» **Data provided**
▼

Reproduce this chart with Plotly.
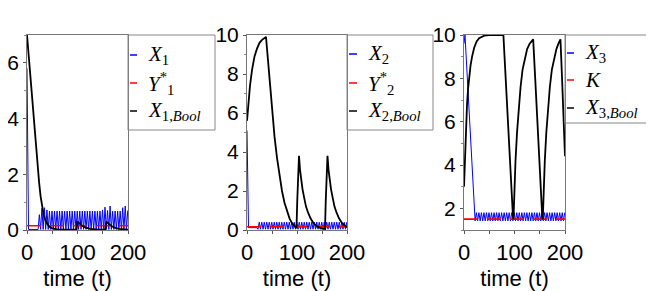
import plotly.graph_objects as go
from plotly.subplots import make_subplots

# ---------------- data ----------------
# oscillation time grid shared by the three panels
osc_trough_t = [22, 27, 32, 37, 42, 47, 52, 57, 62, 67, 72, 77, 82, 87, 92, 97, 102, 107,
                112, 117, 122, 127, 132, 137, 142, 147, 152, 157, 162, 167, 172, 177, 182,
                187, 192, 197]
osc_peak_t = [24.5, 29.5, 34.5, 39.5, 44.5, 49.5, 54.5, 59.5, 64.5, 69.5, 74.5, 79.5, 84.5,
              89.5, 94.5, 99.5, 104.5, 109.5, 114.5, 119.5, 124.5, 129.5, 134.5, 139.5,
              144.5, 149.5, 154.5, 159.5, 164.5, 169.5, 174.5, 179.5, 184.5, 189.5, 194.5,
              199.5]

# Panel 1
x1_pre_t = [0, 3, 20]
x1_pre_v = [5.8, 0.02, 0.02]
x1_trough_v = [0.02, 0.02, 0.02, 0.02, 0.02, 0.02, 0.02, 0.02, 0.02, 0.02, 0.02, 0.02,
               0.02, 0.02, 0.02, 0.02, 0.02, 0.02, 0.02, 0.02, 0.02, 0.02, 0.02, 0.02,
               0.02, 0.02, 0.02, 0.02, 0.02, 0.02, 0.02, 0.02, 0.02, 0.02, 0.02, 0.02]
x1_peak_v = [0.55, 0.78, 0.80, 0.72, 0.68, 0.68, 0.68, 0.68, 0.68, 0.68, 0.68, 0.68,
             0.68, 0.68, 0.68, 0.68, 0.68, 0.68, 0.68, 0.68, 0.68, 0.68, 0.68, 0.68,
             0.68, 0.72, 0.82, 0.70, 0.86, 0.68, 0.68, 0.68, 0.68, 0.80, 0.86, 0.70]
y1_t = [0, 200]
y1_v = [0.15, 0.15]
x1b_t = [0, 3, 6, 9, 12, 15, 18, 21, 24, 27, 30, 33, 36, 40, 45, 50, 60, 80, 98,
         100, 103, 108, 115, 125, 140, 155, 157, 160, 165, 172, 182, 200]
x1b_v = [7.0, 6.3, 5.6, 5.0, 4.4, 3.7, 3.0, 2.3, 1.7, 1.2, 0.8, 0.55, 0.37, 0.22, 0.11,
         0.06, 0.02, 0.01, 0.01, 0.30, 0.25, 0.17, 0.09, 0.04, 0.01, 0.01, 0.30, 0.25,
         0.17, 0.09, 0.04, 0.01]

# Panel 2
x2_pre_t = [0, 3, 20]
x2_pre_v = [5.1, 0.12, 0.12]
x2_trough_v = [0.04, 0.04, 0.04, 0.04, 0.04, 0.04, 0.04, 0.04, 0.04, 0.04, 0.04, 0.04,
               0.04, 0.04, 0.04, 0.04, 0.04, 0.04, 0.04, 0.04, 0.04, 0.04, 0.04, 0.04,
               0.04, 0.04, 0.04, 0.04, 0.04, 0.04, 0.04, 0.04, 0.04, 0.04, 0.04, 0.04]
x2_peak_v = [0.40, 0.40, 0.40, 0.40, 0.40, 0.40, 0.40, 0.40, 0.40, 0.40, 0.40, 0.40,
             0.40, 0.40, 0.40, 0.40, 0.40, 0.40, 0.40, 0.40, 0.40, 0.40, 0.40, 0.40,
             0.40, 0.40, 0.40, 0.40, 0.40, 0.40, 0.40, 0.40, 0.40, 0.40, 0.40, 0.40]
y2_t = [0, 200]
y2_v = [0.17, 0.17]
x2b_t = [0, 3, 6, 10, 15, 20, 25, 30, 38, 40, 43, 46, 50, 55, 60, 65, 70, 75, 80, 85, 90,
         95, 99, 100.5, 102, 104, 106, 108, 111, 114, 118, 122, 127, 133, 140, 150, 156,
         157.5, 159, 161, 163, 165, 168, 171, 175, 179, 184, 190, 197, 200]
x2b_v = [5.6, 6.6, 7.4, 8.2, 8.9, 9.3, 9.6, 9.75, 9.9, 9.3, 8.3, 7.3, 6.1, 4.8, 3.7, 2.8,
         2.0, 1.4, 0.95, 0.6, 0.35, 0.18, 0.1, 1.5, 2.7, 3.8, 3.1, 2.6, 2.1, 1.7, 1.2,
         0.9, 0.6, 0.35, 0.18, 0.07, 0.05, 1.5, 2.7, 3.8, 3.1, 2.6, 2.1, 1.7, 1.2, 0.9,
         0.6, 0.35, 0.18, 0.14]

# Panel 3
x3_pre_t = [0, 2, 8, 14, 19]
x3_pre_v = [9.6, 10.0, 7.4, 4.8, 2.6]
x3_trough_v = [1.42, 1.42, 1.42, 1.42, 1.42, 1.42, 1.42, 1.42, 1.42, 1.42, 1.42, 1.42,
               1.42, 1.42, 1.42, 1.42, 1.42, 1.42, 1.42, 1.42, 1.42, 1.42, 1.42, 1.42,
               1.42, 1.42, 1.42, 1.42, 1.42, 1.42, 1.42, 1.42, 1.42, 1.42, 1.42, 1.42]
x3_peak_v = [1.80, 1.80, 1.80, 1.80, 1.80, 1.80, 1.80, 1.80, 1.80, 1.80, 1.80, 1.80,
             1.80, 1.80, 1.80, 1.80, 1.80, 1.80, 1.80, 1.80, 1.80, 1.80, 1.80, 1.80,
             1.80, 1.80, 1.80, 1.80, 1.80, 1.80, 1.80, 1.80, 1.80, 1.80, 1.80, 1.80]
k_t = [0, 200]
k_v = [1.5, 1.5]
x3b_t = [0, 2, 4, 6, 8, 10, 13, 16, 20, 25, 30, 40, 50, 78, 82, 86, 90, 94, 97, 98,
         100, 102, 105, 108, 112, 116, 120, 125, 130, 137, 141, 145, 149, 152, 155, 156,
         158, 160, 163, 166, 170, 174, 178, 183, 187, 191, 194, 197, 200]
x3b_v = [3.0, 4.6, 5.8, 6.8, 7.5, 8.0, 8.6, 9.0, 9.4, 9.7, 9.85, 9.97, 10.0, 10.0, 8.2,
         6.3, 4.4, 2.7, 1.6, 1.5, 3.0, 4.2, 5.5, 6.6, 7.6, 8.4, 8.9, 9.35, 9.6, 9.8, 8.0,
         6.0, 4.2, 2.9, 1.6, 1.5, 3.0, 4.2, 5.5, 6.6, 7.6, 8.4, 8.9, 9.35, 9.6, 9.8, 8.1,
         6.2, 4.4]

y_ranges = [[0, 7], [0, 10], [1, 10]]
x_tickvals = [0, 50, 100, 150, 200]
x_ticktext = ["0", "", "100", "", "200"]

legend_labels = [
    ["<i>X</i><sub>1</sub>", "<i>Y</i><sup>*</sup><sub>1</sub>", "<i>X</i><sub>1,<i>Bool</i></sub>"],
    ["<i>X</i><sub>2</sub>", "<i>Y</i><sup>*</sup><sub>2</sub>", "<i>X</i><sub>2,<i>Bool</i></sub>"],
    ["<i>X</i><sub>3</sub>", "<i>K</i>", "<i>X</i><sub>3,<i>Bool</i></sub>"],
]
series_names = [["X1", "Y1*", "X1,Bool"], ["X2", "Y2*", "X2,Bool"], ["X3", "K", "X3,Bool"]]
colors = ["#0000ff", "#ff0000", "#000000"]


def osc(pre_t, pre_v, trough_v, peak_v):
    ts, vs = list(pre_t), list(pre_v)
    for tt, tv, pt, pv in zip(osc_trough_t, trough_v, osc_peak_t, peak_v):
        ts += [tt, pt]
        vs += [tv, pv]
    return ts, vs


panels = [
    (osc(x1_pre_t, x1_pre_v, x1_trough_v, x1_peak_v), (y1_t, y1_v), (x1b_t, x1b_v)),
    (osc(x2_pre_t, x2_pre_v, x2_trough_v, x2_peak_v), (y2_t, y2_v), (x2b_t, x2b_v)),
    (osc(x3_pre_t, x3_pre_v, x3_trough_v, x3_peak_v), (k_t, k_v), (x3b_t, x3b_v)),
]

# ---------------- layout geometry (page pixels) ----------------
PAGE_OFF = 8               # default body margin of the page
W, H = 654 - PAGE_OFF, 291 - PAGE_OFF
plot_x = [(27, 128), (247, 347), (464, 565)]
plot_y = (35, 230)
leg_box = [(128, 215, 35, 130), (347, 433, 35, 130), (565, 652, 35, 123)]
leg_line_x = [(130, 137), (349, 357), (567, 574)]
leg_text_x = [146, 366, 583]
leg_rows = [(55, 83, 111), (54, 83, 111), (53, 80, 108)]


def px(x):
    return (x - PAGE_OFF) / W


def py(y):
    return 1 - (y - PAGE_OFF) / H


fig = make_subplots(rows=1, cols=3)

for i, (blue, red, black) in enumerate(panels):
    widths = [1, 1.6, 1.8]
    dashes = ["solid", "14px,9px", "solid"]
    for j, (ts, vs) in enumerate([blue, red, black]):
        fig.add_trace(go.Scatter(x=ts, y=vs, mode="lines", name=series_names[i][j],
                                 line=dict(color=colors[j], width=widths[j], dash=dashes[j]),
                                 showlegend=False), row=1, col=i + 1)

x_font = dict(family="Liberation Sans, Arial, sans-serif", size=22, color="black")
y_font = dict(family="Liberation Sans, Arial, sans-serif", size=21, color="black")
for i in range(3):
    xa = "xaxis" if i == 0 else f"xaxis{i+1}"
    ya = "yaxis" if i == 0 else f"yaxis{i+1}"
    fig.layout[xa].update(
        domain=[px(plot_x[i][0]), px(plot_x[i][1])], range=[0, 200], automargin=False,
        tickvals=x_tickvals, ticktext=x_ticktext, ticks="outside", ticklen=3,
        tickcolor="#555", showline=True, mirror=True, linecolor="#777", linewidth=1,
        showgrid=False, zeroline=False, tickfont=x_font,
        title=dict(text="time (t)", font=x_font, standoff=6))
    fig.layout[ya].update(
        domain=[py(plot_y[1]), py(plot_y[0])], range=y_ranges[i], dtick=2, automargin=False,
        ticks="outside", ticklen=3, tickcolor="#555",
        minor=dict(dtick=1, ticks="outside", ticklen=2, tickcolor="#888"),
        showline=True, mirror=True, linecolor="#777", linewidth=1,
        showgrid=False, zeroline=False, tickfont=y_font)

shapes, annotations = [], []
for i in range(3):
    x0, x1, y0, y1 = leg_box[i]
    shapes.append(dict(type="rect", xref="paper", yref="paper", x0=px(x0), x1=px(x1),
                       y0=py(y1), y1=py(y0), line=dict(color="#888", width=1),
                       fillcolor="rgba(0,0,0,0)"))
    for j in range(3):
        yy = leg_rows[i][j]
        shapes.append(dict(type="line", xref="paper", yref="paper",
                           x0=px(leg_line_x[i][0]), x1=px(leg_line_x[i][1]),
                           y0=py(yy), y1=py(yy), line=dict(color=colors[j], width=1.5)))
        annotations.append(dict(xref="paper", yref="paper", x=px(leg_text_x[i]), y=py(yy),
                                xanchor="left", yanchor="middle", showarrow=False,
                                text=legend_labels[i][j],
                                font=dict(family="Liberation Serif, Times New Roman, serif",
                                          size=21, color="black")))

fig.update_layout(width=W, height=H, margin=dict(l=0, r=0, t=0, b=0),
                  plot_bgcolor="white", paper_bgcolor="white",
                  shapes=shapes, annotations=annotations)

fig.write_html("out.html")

▲

Set down again, exactly, the lines of the material above from its first line to the one with "from plotly.subplots import make_subplots", inclusive. Leave the pictures out.

Reproduce this chart with Plotly.
import plotly.graph_objects as go
from plotly.subplots import make_subplots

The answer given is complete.